После раздачи корма конюшня успокаивалась: тишина нарушалась лишь мерным хрупаньем овса одиннадцатью парами крепкозубых челюстей. Филипп и оба конюха пили чай, а после чаю принимались за чистку лошадей и денников. Караковый Витязь и здесь вел себя не как другие, и чистить его приходилось всегда обоим конюхам, а иногда и втроем с Филиппом. Он, как огня, боялся щекотки. Каждое прикосновение суконки или скребницы заставляло его танцевать и извиваться, взвизгивать и всячески мешать конюхам. Даже флегматичный длинный Павел и тот иногда не выдерживал, бросал щетку и скребницу, плевался и, отойдя на два шага от каракового красавца, говорил:
— Рази это лошадь! Шлюха! Тьфу-у!..
Но зато не было послушнее Витязя, когда дело доходило до копыт. Он сам поднимал ногу и не шевелился и никогда не пытался опустить ее, пока конюх вычищал крючком и щеткой подошву и стрелку, и с готовностью сейчас же поднимал следующую, не дожидаясь приказания…
До появления серой Лести Витязь был баловнем конюшни: ломти круто посоленного черного хлеба, куски сахару, яблоки перепадали ему чаще, чем другим. Сахар он брал одними губами, осторожно и с такой грацией, что Павел опять не выдерживал, плевался и повторял:
— Ну, рази не шлюха, пропади ты пропадом!..
Первая поездка на Лести сразу и бесповоротно оттеснила каракового любимца на второй план, и в центре внимания всей конюшни поставила серую кобылу. С нею в конюшню вошло новое тайное, то, что перекрасило в предпраздничную краску каждый день и каждый час. Такими бывают великопостные дни, насыщенные весенним ожиданием, когда сползает снег, начинают бормотать ручьи и трогаются реки. Васька и Павел переругались, споря о том, кому убирать кобылу. Филипп взял всю уборку на себя. Сам поил, сам задавал корм, чистил, делал втирания и бинтовал и лишь проваживать давал по очереди Ваське и Павлу.
Лутошкин приходил в конюшню в пять утра. Первый вопрос его был:
— Как кобыла?
— Слава богу! весело отвечал Филипп. — Поправляется! Через месяц, Алим Иваныч, не узнаете!

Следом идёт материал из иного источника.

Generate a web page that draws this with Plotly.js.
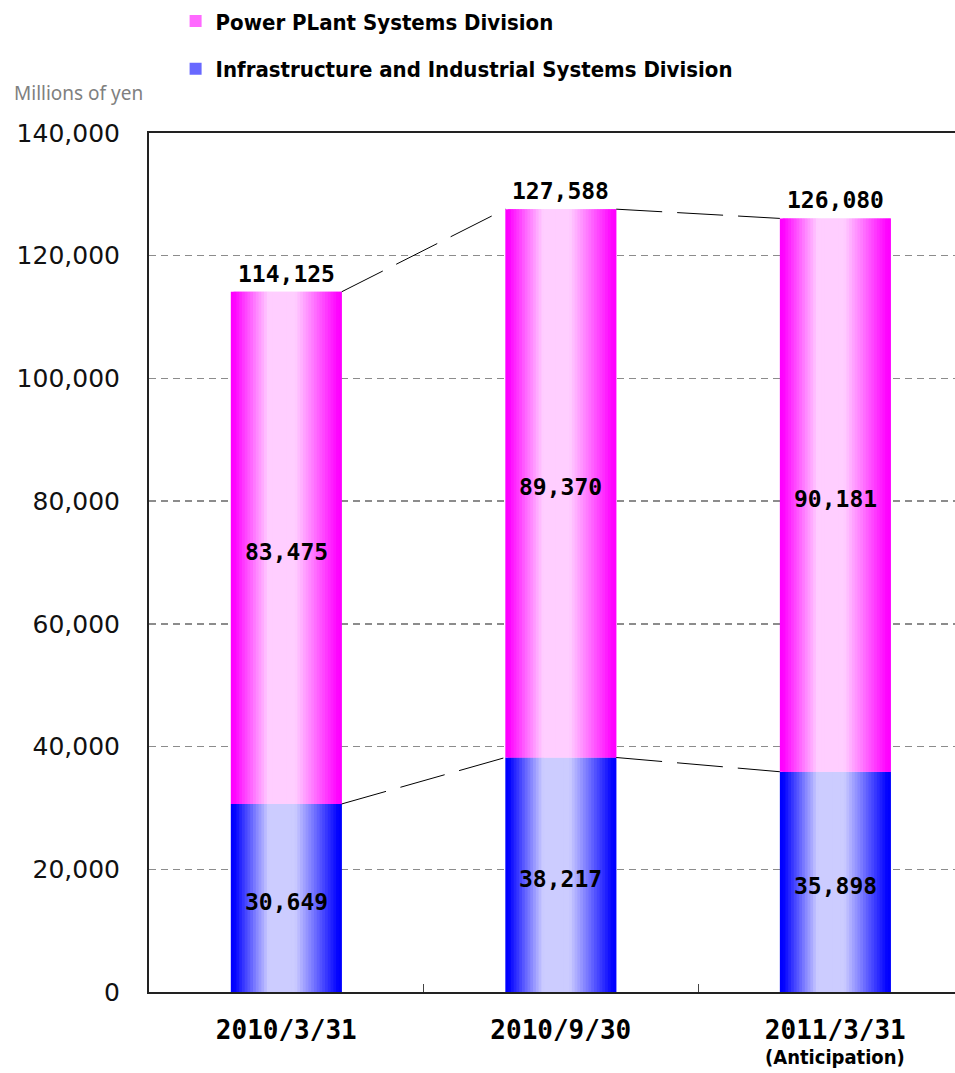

Лутошкин внимательно осматривал Лесть, щупал суставы ног, сухожилья, спину и, ласково поглаживая просторное плечо, с восхищением говорил Филиппу:
— Вот чем дороги орловцы-то, смотри! У какого американца или метиса ты найдешь такое плечо? И для приза и для русского хомута места сколько хочешь… Вот что, Филя, с завтрашнего дня надо давать кашу ей, а морковь прекрати. Льняное семя есть у нас? По одной горсти сыпь в кашу да щепотку сольцы, запаривай хорошенько, тепленькую и давай, понял?
— Знае-ем, Алим Иваныч, не впервой!
Благодаря тщательному уходу Лесть быстро приходила в свои надлежащие формы. К половине зимы трудно было узнать прежнюю Лесть в крупной серой кобыле с сухой, интеллигентной головой, с длинным и косым плечом, с округленными ребрами и широкими квадратными формами колена и скакательного сустава. От понурой Лести осталась только ласковая покорность, особенно дорогая ухаживавшим за ней людям.
Лутошкин не торопился с работой кобылы. Помимо желания привести кобылу в должный порядок, прежде чем начать работать, в его неторопливости были еще сомнения.
А вдруг Лесть не оправдает ожиданий? Разве в его практике не бывало так: по первой проездке лошадь показывает прекрасную резвость, а потом — никуда! Взять того же Витязя! Трехлеткой он показал великолепную для его возраста резвость, и вот прошел год, а он не едет и вряд ли когда-нибудь поедет…
И Лутошкин откладывал со дня на день работу кобылы — тяжело было расстаться с мечтой.